Capped fee engagements may be tempting, but on closer examination are a blunt instrument with often counter-intuitive consequences. Alternative fee arrangements are increasing in popularity, and this is because – on instinct – they represent something that is surely incontrovertibly good: a hard ceiling on costs. But we feel they can represent a false economy.
Experienced in-house practitioners will be familiar with one common scenario. As one GC told us recently: “It’s very obvious when the other side you’re working with is on a capped fee transaction, because the intensity and the volume of work disappears overnight when they hit the cap.” Suddenly, one side is putting up lower grades of lawyer, or devolving to different, perhaps even offshore, offices. Quite obviously, the desire and motivation to serve, question, challenge and investigate is gone when a cap is reached. At the very least, it’s an encouragement for a firm to deprioritise the matter. If that is noticeable to the opposing party in what is likely a fractious negotiation, it’s unlikely to be serving the client well.
Worse of course, the work still needs to be done. Generally, that ends up with the other side picking up the slack - and spending more, because they must bridge the gap in tasks that aren’t being done properly.
But what’s the problem, you might ask? So long as you are the party doing the capping, aren’t you just offsetting costs to the other side? Possibly. But in dispute, this is a highly unwise strategy. By letting the other party take up the effort, you are inviting them to set the terms. Any old-school Partner will tell you that this is going to be a costly mistake if it allows the other side to structure evidence and arguments to their own advantage. You are more likely not only to lose the case but end up paying the other side’s costs, inflated by your own parsimony.
Flat cap v. Top Hat
Perhaps the problem here is not the cap, per se, but the level at which it is set? Perhaps the trap is to have set the cap according to the estimate, rather than for, say, the 5% chance of litigation rolling into dramatic uncertainty. Let’s look at some possible scenarios.

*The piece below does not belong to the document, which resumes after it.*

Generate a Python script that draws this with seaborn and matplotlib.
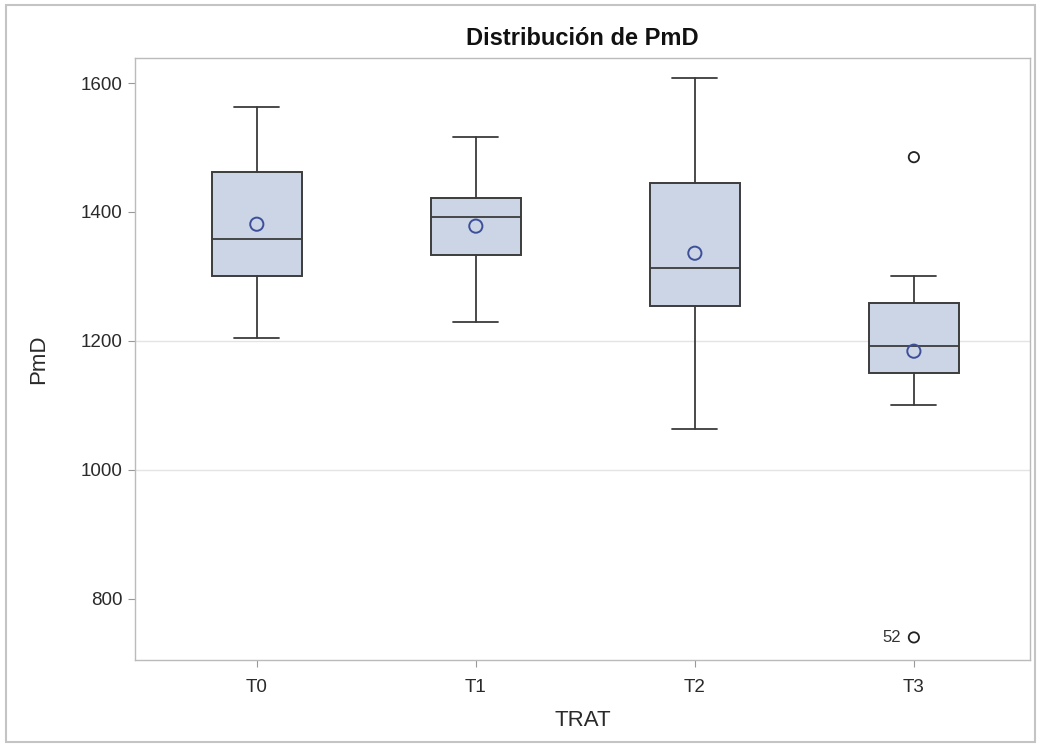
import matplotlib
matplotlib.use("Agg")
import matplotlib.pyplot as plt
import matplotlib.patches as mpatches
import seaborn as sns
import pandas as pd

# Summary statistics of PmD by treatment
groups = ["T0", "T1", "T2", "T3"]
whisker_low = [1205, 1229, 1064, 1101]
q1 = [1301, 1333, 1254, 1150]
median = [1358, 1392, 1313, 1192]
q3 = [1462, 1422, 1445, 1259]
whisker_high = [1563, 1516, 1608, 1300]
means = [1381, 1378, 1336, 1184]
outlier_group = ["T3", "T3"]
outlier_values = [1485, 740]
outlier_ids = ["", "52"]

y_ticks = [800, 1000, 1200, 1400, 1600]

sns.set_theme(style="white")
plt.rcParams["font.family"] = ["Liberation Sans", "DejaVu Sans"]

fig = plt.figure(figsize=(10.41, 7.47), dpi=100)
ax = fig.add_axes([0.1297, 0.1165, 0.8597, 0.806])

pos = list(range(len(groups)))
stats = []
for i, g in enumerate(groups):
    stats.append(dict(label=g, whislo=whisker_low[i], q1=q1[i], med=median[i],
                      q3=q3[i], whishi=whisker_high[i], fliers=[]))

edge = "#3c3c3c"
ax.bxp(stats, positions=pos, widths=0.41, patch_artist=True, showfliers=False,
       boxprops=dict(facecolor="#cbd5e6", edgecolor=edge, linewidth=1.4),
       medianprops=dict(color=edge, linewidth=1.3),
       whiskerprops=dict(color=edge, linewidth=1.3),
       capprops=dict(color=edge, linewidth=1.3))

# Means
mean_df = pd.DataFrame({"x": pos, "y": means})
sns.scatterplot(data=mean_df, x="x", y="y", ax=ax, marker="o", s=90,
                facecolor="none", edgecolor="#3e4f9a", linewidth=1.4, zorder=5)

# Outliers
out_df = pd.DataFrame({"x": [groups.index(g) for g in outlier_group],
                       "y": outlier_values})
sns.scatterplot(data=out_df, x="x", y="y", ax=ax, marker="o", s=55,
                facecolor="none", edgecolor="#222222", linewidth=1.3, zorder=5)
for xv, yv, lab in zip(out_df["x"], out_df["y"], outlier_ids):
    if lab:
        ax.annotate(lab, (xv, yv), xytext=(-9, 0), textcoords="offset points",
                    ha="right", va="center", fontsize=12, color="#333333")

# Faint reference lines
for yv in [1000, 1200]:
    ax.axhline(yv, color="#e4e4e4", linewidth=1.0, zorder=0)

ax.set_xlim(-0.556, 3.53)
ax.set_ylim(705, 1639)
ax.set_xticks(pos)
ax.set_xticklabels(groups)
ax.set_yticks(y_ticks)
ax.set_yticklabels([str(v) for v in y_ticks])
ax.tick_params(axis="both", which="both", length=5, width=0.8, color="#999999",
               labelsize=13.5, labelcolor="#2a2a2a", left=True, bottom=True)
ax.tick_params(axis="y", pad=4)
ax.tick_params(axis="x", pad=9)
for s in ax.spines.values():
    s.set_color("#bbbbbb")
    s.set_linewidth(1.0)

ax.set_xlabel("TRAT", fontsize=16, color="#2a2a2a", labelpad=10)
ax.set_ylabel("PmD", fontsize=16, color="#2a2a2a", labelpad=23)
ax.set_title("Distribución de PmD", fontsize=17, fontweight="bold",
             color="#111111", pad=9)

# Graph border
fig.patches.append(mpatches.Rectangle((0.006, 0.007), 0.988, 0.986,
                                      transform=fig.transFigure, fill=False,
                                      edgecolor="#c4c4c4", linewidth=1.5))

fig.savefig("out.png", dpi=100)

Low cap and you lose. As we have seen, you will end up footing the bill anyway, an unnecessarily large bill for costs which you have effectively pushed onto the other party.
Low cap and you win. A best case, perhaps, as the other side picks up your fees as well as their own costs. But in this scenario, the cap was immaterial - except for the extra risk it created to your position and the inevitability that someone, somewhere, feels hard done by.
High cap. A high cap is almost justifiable. Instead of trying to lock down a legal firm’s rates, you are instead perhaps buying a little security for a GC and their CFO to reduce risk and offer some forward visibility across the 12 and 24 month business cycles. But you still have no fundamental idea whether the cap will be hit, or whether you are getting value for money from your spend: it’s merely an artificial marker.
To make this more obvious, let’s take capping to its logical conclusion: both parties are on a capped deal. Quite clearly, the advantage lies with whichever party survives the longest without reaching their limit, because they will be entitled to the greater diligence. If advantage lies with the softest cap, why have one at all?
Billing isn’t the problem. It’s visibility.
Let’s be clear - there is a place for alternative fee arrangements, including caps and fixed fees, in certain cases. The classic example is a real estate lease. More and more conveyancing pieces of work are being conducted on a fixed fee basis because it is a sufficiently commoditised activity and attracts enough throughput that sometimes both sides will win, sometimes both will lose, and the risk is worth the effort because it is outweighed by the increased business. The cap is effectively a marketing tool, not an instrument of financial management.
But there can be little doubt that capped fees are spreading too far. As we have seen, the apparent predictability they create is an illusion. In more complex work where the scope is likely to change – precisely the complex work where expense is less predictable and a cap more attractive - the challenge is not the actual cost, it’s visibility of work (and the associated cost).
Knowing from the start what the service will cost is a poor but increasingly common substitute for knowing exactly what you are getting. No one likes to emerge from a transaction with the feeling they have been taken advantage of. Yet in a capped situation, either lawyer or client is practically bound to feel aggrieved.
When the focus is exclusively on price, whatever happens, one side will feel cheated. Whatever the number is, no matter how justified or unjustified, either the client will ultimately think “I am no longer receiving value”, or the law firm will feel “We’re throwing in effort for nothing”. All because of an arbitrary number based on initial perception rather than the reality of a matter and the course it has taken.
For the vast majority of work, the key to cost control is visibility. Transparency of the sort offered by Apperio, is invaluable in any matter, opening up in-house or even out-of-house comparisons whereby businesses can compare similar legal issues and the resources and effort required to resolve them. It allows clients to understand their spend, to appreciate the value they have received and to satisfy the CFO’s need for forward planning.
Not only are capped fees an obstruction to the best work; they are therefore an encouragement to opacity and a distortion of market value – making useful comparisons of work harder, not easier. A cap should be there at best for when things go wrong. No one is saying that cost control should not be a priority – but real control comes from visibility, not an arbitrary cap.